C'est une note qui pourrait faire l'effet d'une bombe. Alors que le gouvernement peaufine la présentation de son projet de réforme des retraites prévue le 10 janvier prochain, France Stratégie, un organisme de réflexion rattaché à Matignon, a passé au scalpel l'évolution du pouvoir d'achat sur un échantillon de plus d'un million de personnes nées entre 1941 et 1980 durant la dernière décennie.
Résultat, le niveau de vie des Français a progressé de seulement 5,4% sur cette période, soit une moyenne de 0,6% par an.« La décennie 2010 se caractérise par un ralentissement de la progression du niveau de vie par rapport à la décennie précédente, » a déclaré Gautier Maigne, directeur du département Société et politiques sociales lors d'un point presse jeudi 5 janvier. Mais cette dynamique masque de fortes disparités selon les catégories d'âge.
Un recul de 200 euros par mois en moyenne chez les retraités
Les grands perdants sont les retraités et les personnes proches de la retraite. Ce sont les deux seules catégories à avoir enregistré un recul de leur niveau de vie entre 2010 et 2019, de l'ordre de 200 euros par mois en moyenne (-7%). Leur revenu est ainsi passé de 2.412 euros à 2.238 euros.

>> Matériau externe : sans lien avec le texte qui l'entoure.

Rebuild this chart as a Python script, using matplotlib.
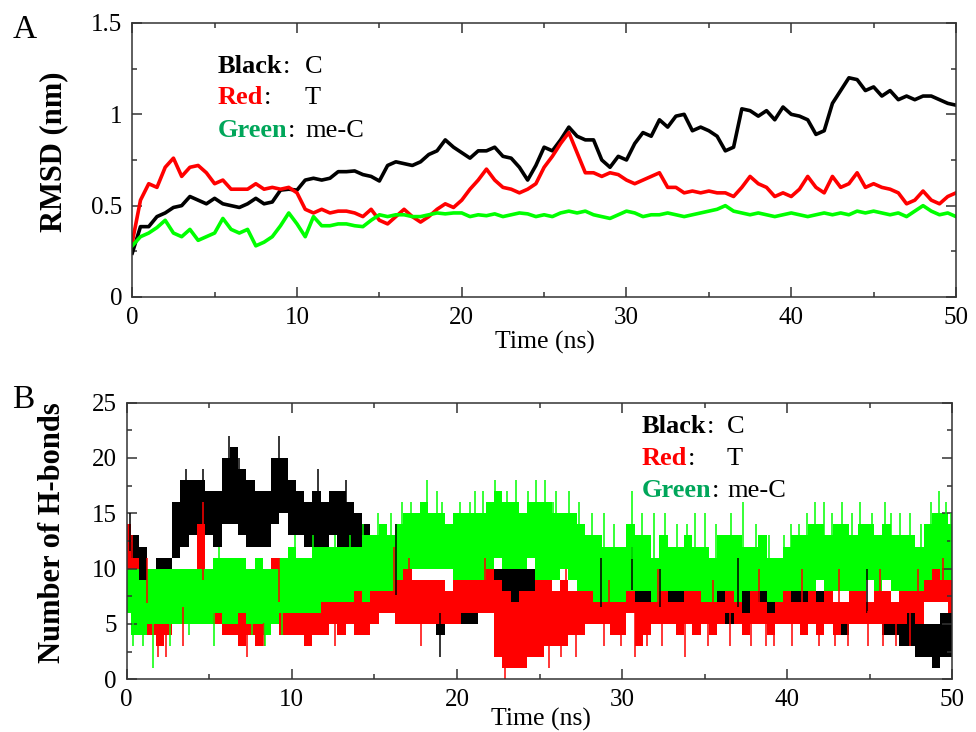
import numpy as np
import matplotlib
matplotlib.use("Agg")
import matplotlib.pyplot as plt
from matplotlib.ticker import MultipleLocator, FuncFormatter

plt.rcParams['font.family'] = ['Liberation Serif', 'DejaVu Serif']

# ---- Panel A: RMSD (nm), sampled every 0.5 ns ----
time_a = np.arange(0, 50.01, 0.5)
rmsd_c = [0.24, 0.385, 0.385, 0.44, 0.46, 0.49, 0.50, 0.55, 0.53, 0.51,
          0.54, 0.51, 0.50, 0.49, 0.51, 0.54, 0.51, 0.52, 0.585, 0.59,
          0.585, 0.64, 0.65, 0.64, 0.65, 0.686, 0.686, 0.69, 0.67, 0.66,
          0.635, 0.72, 0.74, 0.73, 0.72, 0.74, 0.78, 0.80, 0.86, 0.82,
          0.79, 0.76, 0.80, 0.80, 0.82, 0.77, 0.76, 0.71, 0.64, 0.72,
          0.82, 0.80, 0.86, 0.93, 0.88, 0.86, 0.86, 0.75, 0.71, 0.77,
          0.75, 0.84, 0.90, 0.88, 0.97, 0.93, 0.99, 1.00, 0.91, 0.93,
          0.91, 0.88, 0.80, 0.82, 1.03, 1.02, 0.99, 1.02, 0.97, 1.04,
          1.00, 0.99, 0.97, 0.89, 0.91, 1.06, 1.13, 1.20, 1.19, 1.13,
          1.15, 1.10, 1.13, 1.08, 1.10, 1.08, 1.10, 1.10, 1.08, 1.06,
          1.05]
rmsd_t = [0.30, 0.53, 0.62, 0.60, 0.71, 0.76, 0.66, 0.71, 0.72, 0.68,
          0.62, 0.64, 0.59, 0.59, 0.59, 0.62, 0.59, 0.60, 0.59, 0.60,
          0.57, 0.48, 0.46, 0.48, 0.46, 0.47, 0.47, 0.46, 0.44, 0.48,
          0.42, 0.40, 0.44, 0.48, 0.44, 0.41, 0.44, 0.48, 0.51, 0.49,
          0.53, 0.59, 0.64, 0.70, 0.64, 0.60, 0.59, 0.57, 0.59, 0.62,
          0.71, 0.77, 0.84, 0.90, 0.79, 0.68, 0.68, 0.66, 0.68, 0.67,
          0.64, 0.62, 0.64, 0.66, 0.68, 0.60, 0.60, 0.57, 0.58, 0.57,
          0.58, 0.57, 0.57, 0.55, 0.60, 0.66, 0.62, 0.60, 0.55, 0.57,
          0.55, 0.59, 0.66, 0.60, 0.57, 0.66, 0.60, 0.62, 0.68, 0.60,
          0.62, 0.60, 0.59, 0.57, 0.51, 0.53, 0.58, 0.53, 0.51, 0.55,
          0.57]
rmsd_mec = [0.28, 0.33, 0.35, 0.38, 0.42, 0.35, 0.33, 0.37, 0.31, 0.33,
            0.35, 0.43, 0.37, 0.35, 0.37, 0.28, 0.30, 0.33, 0.39, 0.46,
            0.40, 0.33, 0.44, 0.39, 0.39, 0.40, 0.40, 0.39, 0.385, 0.42,
            0.45, 0.44, 0.45, 0.45, 0.44, 0.44, 0.45, 0.46, 0.455, 0.46,
            0.46, 0.44, 0.45, 0.445, 0.455, 0.44, 0.45, 0.46, 0.455, 0.44,
            0.45, 0.44, 0.46, 0.47, 0.46, 0.47, 0.45, 0.44, 0.43, 0.45,
            0.47, 0.46, 0.44, 0.45, 0.45, 0.46, 0.45, 0.44, 0.45, 0.46,
            0.47, 0.48, 0.50, 0.47, 0.46, 0.45, 0.46, 0.45, 0.44, 0.45,
            0.46, 0.45, 0.44, 0.45, 0.46, 0.45, 0.46, 0.45, 0.47, 0.46,
            0.47, 0.46, 0.45, 0.46, 0.44, 0.47, 0.50, 0.47, 0.45, 0.46,
            0.44]

# ---- Panel B: number of H-bonds, band (low/high) every 0.5 ns ----
time_b = np.arange(0, 50.01, 0.5)
hb_c_lo = [10, 9, 8, 8, 9, 9, 11, 12, 13, 13, 13, 12, 14, 14, 13, 12, 12, 12,
           14, 15, 13, 13, 12, 12, 12, 13, 12, 12, 12, 11, 10, 9, 6, 5, 5, 6,
           6, 5, 4, 5, 5, 5, 5, 6, 6, 6, 5, 6, 6, 5, 5,
           5, 5, 5, 5, 5, 5, 5, 5, 5, 5, 6,
           5, 5, 5, 5, 5, 5, 5, 5, 5, 5, 5, 5, 5, 5, 5, 5, 5, 5, 5, 5, 5, 5,
           5, 5, 4, 4, 5, 5, 5, 5, 4, 4, 3, 3, 2, 2, 1, 2, 2]
hb_c_hi = [14, 13, 12, 10, 11, 11, 16, 18, 18, 18, 17, 17, 20, 21, 19, 18, 17,
           17, 20, 20, 18, 17, 16, 17, 16, 17, 17, 16, 15, 14, 13, 13, 11, 9,
           9, 9, 9, 8, 8, 8, 8, 8, 8, 8, 9, 10, 10, 10, 10, 10, 10,
           8, 8, 8, 8, 8, 8, 8, 8, 8, 8, 11,
           8, 8, 8, 8, 8, 8, 8, 8, 8, 8, 8, 8, 8, 8, 8, 8, 8, 8, 8, 8, 8, 8,
           8, 8, 7, 7, 7, 7, 7, 7, 7, 7, 6, 6, 6, 5, 5, 6, 6]
hb_t_lo = [10, 8, 6, 4, 3, 4, 5, 5, 5, 5, 5, 5, 4, 4, 3, 4, 3, 4, 5, 4, 4, 4,
           3, 4, 4, 5, 4, 5, 4, 4, 5, 6, 6, 5, 5, 5, 5, 5, 5, 5, 5, 6, 6, 6,
           6, 2, 1, 1, 1, 2, 2, 3, 3, 3, 4, 4, 5, 5, 5, 4, 4, 6, 3, 4, 5, 5,
           5, 4, 5, 4, 5, 4, 5, 6, 5, 4, 5, 5, 4, 5, 5, 5, 4, 5, 4, 5, 4, 5,
           5, 5, 5, 5, 5, 5, 5, 6, 5, 7, 7, 7, 6]
hb_t_hi = [14, 11, 9, 8, 6, 6, 8, 8, 9, 14, 9, 8, 7, 7, 6, 6, 6, 7, 11, 7, 7,
           7, 6, 7, 7, 8, 7, 8, 8, 8, 8, 8, 9, 10, 10, 9, 9, 9, 9, 8, 9, 10,
           10, 10, 10, 9, 8, 7, 8, 8, 9, 9, 8, 9, 8, 8, 8, 7, 7, 7, 7, 11, 7,
           7, 7, 8, 7, 7, 8, 8, 7, 7, 7, 8, 7, 6, 8, 7, 6, 7, 8, 7, 7, 8, 7,
           8, 7, 7, 8, 9, 7, 8, 8, 7, 8, 8, 8, 9, 10, 9, 9]
hb_m_lo = [6, 4, 4, 5, 5, 5, 5, 5, 5, 5, 5, 6, 5, 5, 6, 5, 5, 4, 5, 6, 6, 6,
           6, 6, 7, 7, 7, 7, 8, 7, 8, 8, 8, 9, 10, 10, 10, 10, 10, 10, 9, 9,
           9, 9, 10, 11, 10, 10, 10, 11, 9, 9, 9, 10, 9, 8, 8, 7, 7, 7, 7, 8,
           8, 8, 7, 8, 8, 8, 8, 8, 7, 7, 8, 8, 7, 8, 8, 8, 7, 7, 8, 8, 8, 8,
           9, 8, 8, 8, 8, 8, 9, 8, 9, 8, 8, 8, 8, 9, 10, 9, 9]
hb_m_hi = [10, 10, 9, 10, 10, 10, 10, 10, 10, 10, 10, 11, 11, 11, 11, 10, 11,
           10, 10, 11, 12, 11, 11, 12, 12, 12, 12, 12, 12, 13, 13, 14, 13, 14,
           15, 15, 16, 15, 15, 14, 15, 15, 15, 15, 16, 17, 16, 16, 15, 16, 16,
           16, 15, 15, 15, 14, 13, 13, 12, 12, 12, 14, 13, 13, 11, 13, 12, 12,
           13, 12, 12, 11, 13, 13, 13, 12, 12, 13, 11, 11, 12, 13, 13, 14, 14,
           13, 14, 14, 13, 14, 14, 13, 14, 13, 13, 13, 12, 14, 15, 15, 14]

# thin single-frame excursions beyond the bands
spike_c_t = [0.2, 3.6, 4.6, 6.2, 6.8, 9.2, 9.7, 11.6, 13.3, 16.3, 19.0, 30.6,
             49.0, 28.7, 32.3, 37.0, 44.8]
spike_c_y = [15, 19, 19, 22, 20, 22, 20, 19, 18, 14, 2, 12, 1, 11, 10, 11, 10]
spike_t_t = [0.3, 1.2, 4.6, 9.2, 16.2, 17.1, 21.7, 1.9, 2.4, 3.4, 7.3, 8.3,
             10.8, 12.6, 17.8, 22.9, 25.6, 27.2, 30.8, 31.5, 33.8, 36.5, 39.2,
             40.3, 41.9, 44.9, 47.4, 26.3, 28.9, 29.9, 32.4, 35.2, 37.8, 38.7,
             42.9, 43.7, 45.8, 46.6, 26.6, 29.2, 32.2, 35.5, 38.3, 40.9, 43.1,
             45.6, 47.9, 49.4]
spike_t_y = [13, 11, 16, 11, 12, 11, 11, 2, 2, 3, 2, 3, 3, 3, 3, 0, 1, 2, 2,
             3, 2, 3, 3, 3, 3, 3, 3, 2, 3, 3, 3, 3, 3, 3, 3, 3, 3, 3, 10, 9,
             10, 9, 10, 10, 10, 10, 10, 11]
spike_m_t = [5.6, 10.2, 13.5, 15.2, 17.2, 18.2, 19.1, 20.8, 21.6, 22.3, 23.6,
             24.3, 25.3, 26.0, 27.4, 28.9, 30.6, 31.9, 32.6, 33.9, 35.0, 36.6,
             37.3, 39.8, 40.7, 41.7, 42.7, 43.9, 45.1, 45.9, 46.8, 48.1, 49.2,
             49.6, 0.4, 1.0, 1.6, 2.6, 3.8, 5.3, 7.6, 8.4, 9.4, 11.3, 12.6,
             14.3, 16.0, 16.7, 18.8, 20.2, 21.1, 23.0, 24.8, 25.8, 26.8, 28.2,
             29.5, 31.2, 33.3, 34.4, 35.7, 38.1, 38.9, 40.2, 41.2, 42.2, 43.3,
             44.4, 46.3, 47.4, 48.7, 49.9]
spike_m_y = [12, 13, 13, 15, 16, 18, 16, 16, 17, 18, 18, 17, 18, 17, 16, 15,
             17, 15, 15, 14, 15, 15, 16, 13, 14, 16, 15, 15, 15, 16, 15, 14,
             17, 16, 3, 3, 1, 3, 4, 3, 4, 3, 4, 13, 13, 14, 15, 16, 17, 16, 17,
             17, 18, 16, 17, 15, 14, 15, 14, 15, 14, 14, 13, 14, 15, 16, 16,
             16, 15, 15, 16, 15]

BLACK, RED, GREEN = "#000000", "#ff0000", "#00ff00"
GREEN_TXT = "#00a65a"
FS_TICK, FS_LAB, FS_LEG = 18, 22, 19


def style_axes(ax, xminor, ymajor, yminor):
    ax.xaxis.set_major_locator(MultipleLocator(10))
    ax.xaxis.set_minor_locator(MultipleLocator(xminor))
    ax.yaxis.set_major_locator(MultipleLocator(ymajor))
    ax.yaxis.set_minor_locator(MultipleLocator(yminor))
    ax.yaxis.set_major_formatter(FuncFormatter(lambda v, p: f"{v:g}"))
    ax.tick_params(which="both", direction="in", top=True, right=True,
                   labelsize=FS_TICK, pad=7, color="#333333")
    ax.tick_params(which="major", length=7, width=1.1)
    ax.tick_params(which="minor", length=3.5, width=1.1)
    for s in ax.spines.values():
        s.set_linewidth(1.1)
        s.set_color("#333333")


def legend_rows(ax, x_word, x_rest, ys):
    rows = [("Black", BLACK, "C"), ("Red", RED, "T"), ("Green", GREEN_TXT, "me-C")]
    for (word, col, rest), y in zip(rows, ys):
        w = ax.text(x_word, y, word, transform=ax.transAxes, color=col,
                    fontweight="bold", fontsize=FS_LEG, va="baseline")
        ax.annotate(":", xy=(1, 0), xycoords=w, xytext=(0.3, 0),
                    textcoords="offset points", va="bottom", fontsize=FS_LEG)
        ax.text(x_rest, y, rest, transform=ax.transAxes, fontsize=FS_LEG,
                va="baseline")


fig = plt.figure(figsize=(9.76, 7.32), dpi=100)

# ---- A ----
ax1 = fig.add_axes([0.1355, 0.5943, 0.844, 0.3743])
ax1.plot(time_a, rmsd_c, color=BLACK, lw=2.6)
ax1.plot(time_a, rmsd_t, color=RED, lw=2.6)
ax1.plot(time_a, rmsd_mec, color=GREEN, lw=2.6)
ax1.set_xlim(0, 50)
ax1.set_ylim(0, 1.5)
style_axes(ax1, 5, 0.5, 0.25)
ax1.set_ylabel("RMSD (nm)", fontsize=FS_LAB, fontweight="bold")
ax1.yaxis.set_label_coords(-0.078, 0.53)
ax1.set_xlabel("Time (ns)", fontsize=18.5)
ax1.xaxis.set_label_coords(0.501, -0.125)
legend_rows(ax1, 0.104, 0.2097, [0.8175, 0.7044, 0.584])

# ---- B ----
ax2 = fig.add_axes([0.1298, 0.0720, 0.8461, 0.3779])
series = [(hb_c_lo, hb_c_hi, spike_c_t, spike_c_y, BLACK),
          (hb_t_lo, hb_t_hi, spike_t_t, spike_t_y, RED),
          (hb_m_lo, hb_m_hi, spike_m_t, spike_m_y, GREEN)]
for lo, hi, st, sy, col in series:
    lo = np.asarray(lo, float)
    hi = np.asarray(hi, float)
    ax2.fill_between(time_b, lo, hi, step="mid", color=col, lw=0)
    base = np.interp(st, time_b, (lo + hi) / 2)
    ax2.vlines(st, base, sy, color=col, lw=1.1)
ax2.set_xlim(0, 50)
ax2.set_ylim(0, 25)
style_axes(ax2, 5, 5, 2.5)
ax2.set_ylabel("Number of H-bonds", fontsize=FS_LAB, fontweight="bold")
ax2.yaxis.set_label_coords(-0.0717, 0.529)
ax2.set_xlabel("Time (ns)", fontsize=18.5)
ax2.xaxis.set_label_coords(0.502, -0.102)
legend_rows(ax2, 0.6236, 0.727, [0.8905, 0.7748, 0.659])

fig.text(0.0133, 0.948, "A", fontsize=24, va="baseline")
fig.text(0.0123, 0.4426, "B", fontsize=24, va="baseline")

fig.savefig("out.png", dpi=100)
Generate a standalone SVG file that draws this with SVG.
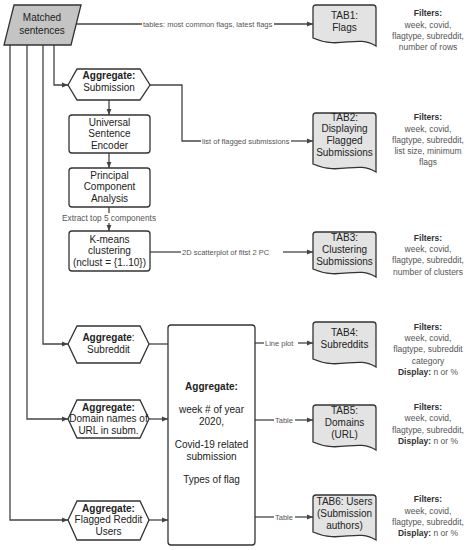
<svg xmlns="http://www.w3.org/2000/svg" width="467" height="550" viewBox="0 0 467 550">
<defs>
<marker id="ah" viewBox="0 0 10 10" refX="10" refY="5" markerWidth="6" markerHeight="6" markerUnits="userSpaceOnUse" orient="auto">
<path d="M0,1 L10,5 L0,9 Z" fill="#444"/>
</marker>
<style>
.ln{fill:none;stroke:#444;stroke-width:1.3}
.ar{marker-end:url(#ah)}
.nd{fill:#fff;stroke:#333;stroke-width:1.3}
.doc{fill:#e3e3e3;stroke:#333;stroke-width:1.3}
.par{fill:#c4c4c4;stroke:#333;stroke-width:1.3}
.t{font-family:"Liberation Sans",Arial,sans-serif;font-size:10px;fill:#222;text-anchor:middle}
.b{font-weight:bold}
.lb{font-family:"Liberation Sans",Arial,sans-serif;font-size:7.5px;fill:#555}
.f{font-family:"Liberation Sans",Arial,sans-serif;font-size:8.5px;fill:#555;text-anchor:middle}
.fb{font-weight:bold;fill:#333}
</style>
</defs>
<g id="connectors">
<path class="ln ar" d="M76,24 H142 M274,24 H313"/>
<path class="ln ar" d="M54,45 V85 H68"/>
<path class="ln" d="M150,85 H182 V141 H201"/>
<path class="ln ar" d="M291,141 H313"/>
<path class="ln ar" d="M109,100 V115"/>
<path class="ln ar" d="M109,153 V168"/>
<path class="ln" d="M109,207 V213"/>
<path class="ln ar" d="M109,223 V231"/>
<path class="ln" d="M150,252 H181"/>
<path class="ln ar" d="M283,252 H313"/>
<path class="ln ar" d="M43,45 V344 H68"/>
<path class="ln ar" d="M27,45 V419 H68"/>
<path class="ln ar" d="M10,45 V520 H68"/>
<path class="ln" d="M149,344 H168"/>
<path class="ln ar" d="M149,419 H168"/>
<path class="ln ar" d="M149,520 H168"/>
<path class="ln" d="M255,343 H264"/>
<path class="ln ar" d="M298,343 H313"/>
<path class="ln" d="M255,420 H274"/>
<path class="ln ar" d="M295,420 H313"/>
<path class="ln" d="M255,517 H274"/>
<path class="ln ar" d="M295,517 H313"/>
<text class="lb" x="143" y="26.7">tables: most common flags, latest flags</text>
<text class="lb" x="202" y="143.7">list of flagged submissions</text>
<text class="lb" x="109" y="220.8" text-anchor="middle" style="font-size:8.3px">Extract top 5 components</text>
<text class="lb" x="182" y="254.7">2D scatterplot of  fitst 2 PC</text>
<text class="lb" x="265" y="345.7">Line plot</text>
<text class="lb" x="275" y="422.7">Table</text>
<text class="lb" x="275" y="519.7">Table</text>
</g>
<g id="matched">
<path class="par" d="M14,5 H81 L71,45 H4 Z"/>
<text class="t" x="42" y="20.5">Matched</text>
<text class="t" x="42" y="34">sentences</text>
</g>
<g id="agg-submission">
<path class="nd" d="M68,85 L77,69 H140 L150,85 L140,100 H77 Z"/>
<text class="t b" x="109" y="78.5">Aggregate:</text>
<text class="t" x="109" y="90.5">Submission</text>
</g>
<g id="use">
<rect class="nd" x="69" y="115" width="81" height="38" rx="3"/>
<text class="t" x="109.5" y="125.5">Universal</text>
<text class="t" x="109.5" y="137">Sentence</text>
<text class="t" x="109.5" y="148.5">Encoder</text>
</g>
<g id="pca">
<rect class="nd" x="69" y="168" width="81" height="39" rx="3"/>
<text class="t" x="109.5" y="178.5">Principal</text>
<text class="t" x="109.5" y="190">Component</text>
<text class="t" x="109.5" y="201.5">Analysis</text>
</g>
<g id="kmeans">
<rect class="nd" x="69" y="231" width="81" height="40" rx="3"/>
<text class="t" x="109.5" y="242.5">K-means</text>
<text class="t" x="109.5" y="254">clustering</text>
<text class="t" x="109.5" y="265.5">(nclust = {1..10})</text>
</g>
<g id="agg-subreddit">
<path class="nd" d="M68,344 L77,326 H140 L149,344 L140,363 H77 Z"/>
<text class="t" x="108.5" y="340.5"><tspan class="b">Aggregate</tspan>:</text>
<text class="t" x="108.5" y="352.5">Subreddit</text>
</g>
<g id="agg-domain">
<path class="nd" d="M68,419 L77,400 H140 L149,419 L140,438 H77 Z"/>
<text class="t b" x="108.5" y="410.5">Aggregate:</text>
<text class="t" x="108.5" y="422">Domain names of</text>
<text class="t" x="108.5" y="433.5">URL in subm.</text>
</g>
<g id="agg-users">
<path class="nd" d="M68,520 L77,501 H140 L149,520 L140,540 H77 Z"/>
<text class="t b" x="108.5" y="511.5">Aggregate:</text>
<text class="t" x="108.5" y="523">Flagged Reddit</text>
<text class="t" x="108.5" y="534.5">Users</text>
</g>
<g id="agg-main">
<rect class="nd" x="168" y="325" width="87" height="220" rx="3"/>
<text class="t b" x="211.5" y="389.5">Aggregate:</text>
<text class="t" x="211.5" y="413">week # of year</text>
<text class="t" x="211.5" y="424.5">2020,</text>
<text class="t" x="211.5" y="447.5">Covid-19 related</text>
<text class="t" x="211.5" y="459.5">submission</text>
<text class="t" x="211.5" y="482.5">Types of flag</text>
</g>
<g id="tab1">
<path class="doc" d="M313,38 V8 Q313,5 316,5 H373 Q376,5 376,8 V46 C357,34 340,50 313,38 Z"/>
<text class="t" x="344.5" y="18.5">TAB1:</text>
<text class="t" x="344.5" y="30.5">Flags</text>
</g>
<g id="tab2">
<path class="doc" d="M313,164 V116 Q313,113 316,113 H373 Q376,113 376,116 V172 C357,160 340,176 313,164 Z"/>
<text class="t" x="344.5" y="120.5">TAB2:</text>
<text class="t" x="344.5" y="132.2">Displaying</text>
<text class="t" x="344.5" y="144">Flagged</text>
<text class="t" x="344.5" y="155.7">Submissions</text>
</g>
<g id="tab3">
<path class="doc" d="M313,269 V235 Q313,232 316,232 H373 Q376,232 376,235 V277 C357,265 340,281 313,269 Z"/>
<text class="t" x="344.5" y="240.5">TAB3:</text>
<text class="t" x="344.5" y="252.5">Clustering</text>
<text class="t" x="344.5" y="264.5">Submissions</text>
</g>
<g id="tab4">
<path class="doc" d="M313,359 V325 Q313,322 316,322 H373 Q376,322 376,325 V367 C357,355 340,371 313,359 Z"/>
<text class="t" x="344.5" y="335.5">TAB4:</text>
<text class="t" x="344.5" y="347.5">Subreddits</text>
</g>
<g id="tab5">
<path class="doc" d="M313,442 V408 Q313,405 316,405 H373 Q376,405 376,408 V450 C357,438 340,454 313,442 Z"/>
<text class="t" x="344.5" y="413.5">TAB5:</text>
<text class="t" x="344.5" y="425.5">Domains</text>
<text class="t" x="344.5" y="437.5">(URL)</text>
</g>
<g id="tab6">
<path class="doc" d="M313,532 V498 Q313,495 316,495 H373 Q376,495 376,498 V540 C357,528 340,544 313,532 Z"/>
<text class="t" x="344.5" y="504.5">TAB6: Users</text>
<text class="t" x="344.5" y="516.5">(Submission</text>
<text class="t" x="344.5" y="528.5">authors)</text>
</g>
<g id="filters1">
<text class="f fb" x="428" y="16">Filters:</text>
<text class="f" x="428" y="27.5">week, covid,</text>
<text class="f" x="428" y="38.5">flagtype, subreddit,</text>
<text class="f" x="428" y="49.5">number of rows</text>
</g>
<g id="filters2">
<text class="f fb" x="428" y="120">Filters:</text>
<text class="f" x="428" y="131.5">week, covid,</text>
<text class="f" x="428" y="143">flagtype, subreddit,</text>
<text class="f" x="428" y="154">list size, minimum</text>
<text class="f" x="428" y="165">flags</text>
</g>
<g id="filters3">
<text class="f fb" x="428" y="241">Filters:</text>
<text class="f" x="428" y="252">week, covid,</text>
<text class="f" x="428" y="263">flagtype, subreddit,</text>
<text class="f" x="428" y="274.5">number of clusters</text>
</g>
<g id="filters4">
<text class="f fb" x="428" y="330">Filters:</text>
<text class="f" x="428" y="341">week, covid,</text>
<text class="f" x="428" y="352">flagtype, subreddit</text>
<text class="f" x="428" y="363.5">category</text>
<text class="f" x="428" y="374.5"><tspan class="fb">Display:</tspan> n or %</text>
</g>
<g id="filters5">
<text class="f fb" x="428" y="410">Filters:</text>
<text class="f" x="428" y="421">week, covid,</text>
<text class="f" x="428" y="432.5">flagtype, subreddit,</text>
<text class="f" x="428" y="443.5"><tspan class="fb">Display:</tspan> n or %</text>
</g>
<g id="filters6">
<text class="f fb" x="428" y="502">Filters:</text>
<text class="f" x="428" y="513.5">week, covid,</text>
<text class="f" x="428" y="524.5">flagtype, subreddit,</text>
<text class="f" x="428" y="535.5"><tspan class="fb">Display:</tspan> n or %</text>
</g>
</svg>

A l'opposé, les autres classes d'âge ont globalement connu une hausse de leur pouvoir d'achat. Sans surprise, les grands gagnants sont la tranche d'âge des 40-49 ans et des 50-54 ans. Cette catégorie correspond aux actifs qui ont parfois connu une progression de carrière.
Evolution sur dix ans du niveau de vie des individus regroupés par classe d'âge
Une baisse importante des revenus du patrimoine après la crise de 2008
La « grande récession » de 2008 a porté un coup de massue à l'économie européenne. Après la crise des « subprimes » aux Etats-Unis, l'onde de choc s'est propagée sur le Vieux continent provoquant une récession dans les pays du Sud et en France.
Après cette crise financière, la crise des dettes souveraines a laissé de profondes séquelles sur les économies en Europe. Ces différents chocs ont pesé lourdement sur le pouvoir d'achat des retraités. « Les plus âgés ont connu une évolution moins rapide sur la décennie 2010 que les personnes en milieu de vie, » a ajouté Gautier Maigne.
L'autre grand facteur avancé par les chercheurs est la baisse des revenus issus du patrimoine pour les retraités les plus riches. « Pour la génération retraitée, il y a un effet revenu du patrimoine. Cette génération a vu ses revenus fondre en raison de la baisse du rendement du capital. La baisse des taux d'intérêt a pesé sur les revenus de ces ménages, » a ajouté Clément Dherbécourt, chef de projet chez France Stratégie.
L'originalité de cette note est que la baisse du pouvoir d'achat des retraités ne s'explique pas principalement par la fiscalité, des effets de redistribution, ou une chute des pensions mais par une baisse des revenus issus de l'épargne des ménages. « La baisse des revenus du patrimoine, constatée quel que soit le niveau de revenu, a contribué en moyenne à une baisse de 6,5 % du niveau de vie au sein de la cohorte, » soulignent les auteurs de la note. Les augmentations d'impôt des années 2010-2014 ont été compensées par les baisses des années suivantes, ajoutent-ils.
Les 30-39 ans également frappés par le ralentissement de leur pouvoir d'achat
Les retraités ne sont pas les seuls à avoir payé un lourd tribut dans les années post-crise. Les jeunes actifs âgés de 30-39 ans ont enregistré une hausse de leur pouvoir d'achat de 7% entre 2010 et 2019, soit une moyenne de seulement 0,7% par an. Le niveau de vie moyen est ainsi passé de 2.076 euros à 2.222 euros sur cette décennie. Sans surprise, « l'arrivée des enfants va peser sur le niveau de vie des 30-39 ans », indique Clément Dherbécourt.
Dans leur étude, les économistes expliquent cette faible dynamique par les revenus issus de l'activité. Il faut dire que la croissance économique a été particulièrement atone sur une grande partie de la décennie 2010-2019. En revanche, la baisse du rendement du capital n'a quasiment pas eu de répercussions sur le pouvoir d'achat de cette catégorie. Ayant peu de patrimoine, ils sont logiquement moins touchés que les retraités les plus aisés.